Surjaas Vater, der 50-jährige Hema Kumar, sagt: «Wir sind nicht gebildet. Wir müssen arbeiten.» Zusammen mit seiner Frau Nil Mala und andern Bauern des Weilers hat er im Jahr 2005 vom Brandfeldbau zur permanenten Kultur gewechselt. Es war ein erster Schritt weg von der Selbstversorgung hin zu einer Landwirtschaft, die sich am Markt orientiert und ein Einkommen bringt.
Helvetas hat die Bauernfamilien des Dorfes darin unterstützt, sich zu organisieren, die Anbaumethoden zu verbessern und gemeinsam bessere Preise für ihre Ernten zu erzielen.
Vor einigen Jahren wagten Hema und Nil einen zweiten Schritt und legten eine Baumschule an, in der sie auch Gemüsesetzlinge verkaufen. Die Baumschule wurde zu einem Erfolg.

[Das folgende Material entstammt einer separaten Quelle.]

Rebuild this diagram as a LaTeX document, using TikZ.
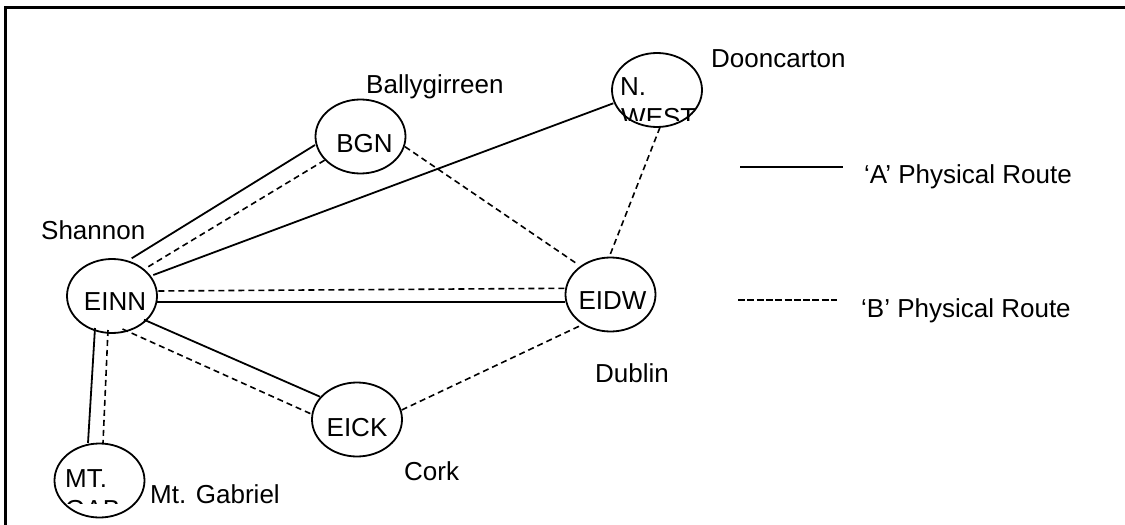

Schon im ersten Betriebsjahr konnten sie aus dem Gewinn die Hälfte von Surjaas Schulgebühren bezahlen.
Rückschlag und Neuanfang
Dann kam der heftigste Monsun seit Menschengedenken und mit ihm die Katastrophe des 13. Juni 2017. Drei Tage regnete es ununterbrochen. Die Böden sogen sich mit Wasser voll. Teile der Hänge kamen ins Rutschen. Häuser wurden verschüttet. Im Dorf starben neun Menschen, vier davon waren Mitglieder von Surjaas weitverzweigter Familie. Ihr Haus wurde nur leicht beschädigt. Doch Ausläufer der Schlammlawine und das Hochwasser deckten die Baumschule zu.
Über das Gesicht des Vaters fällt ein Schatten, wenn er davon spricht. Doch als er eine Woche nach den Erdrutschen zum ersten Mal wieder in der Baumschule arbeitete, merkte er, dass nicht alles verloren war. Da waren noch Setzlinge, die aus der Schlammschicht herausragten. Hema und Nil machten sich sofort an die Arbeit.
Hema Kumar, Surjaas Vater
Mittlerweile haben Surjaas Eltern wieder begonnen, Setzlinge zu verkaufen. Eben haben sie einige Mangosetzlinge veredelt und für die nächste Pflanzsaison bereitgemacht.
Die Familie hält zusammen
Wenn die Eltern sich bemühen, den Kindern eine gute Ausbildung zu ermöglichen, geht es nicht nur um gutbezahlte Stellen, sondern vor allem um Würde. Wie in vielen andern Ländern geniessen die Bauern auch in Bangladesch wenig Respekt. Sie gelten als ungebildet, ungehobelt. Oft schlägt ihnen Überheblichkeit entgegen. Viele Eltern wollen, dass ihre Kinder diese Verachtung nie mehr erdulden müssen. Vater Hema sagt: «Meine Tochter wird weiterkommen, als wir es je waren. Und mein Stolz wird sie immer begleiten.»
Surjaa Chakma, Tochter
Surjaas Eltern haben keine Schule besucht. Vor einigen Jahren lehrte sie ihren Vater, den eigenen Namen zu schreiben. Jetzt muss er Dokumente, die ihn betreffen, nicht mehr mit dem Abdruck seines rechten Daumens unterzeichnen. Surjaa erzählt von diesem Sprung mit der gleichen Selbstverständlichkeit, wie sie von ihrem Studium erzählt.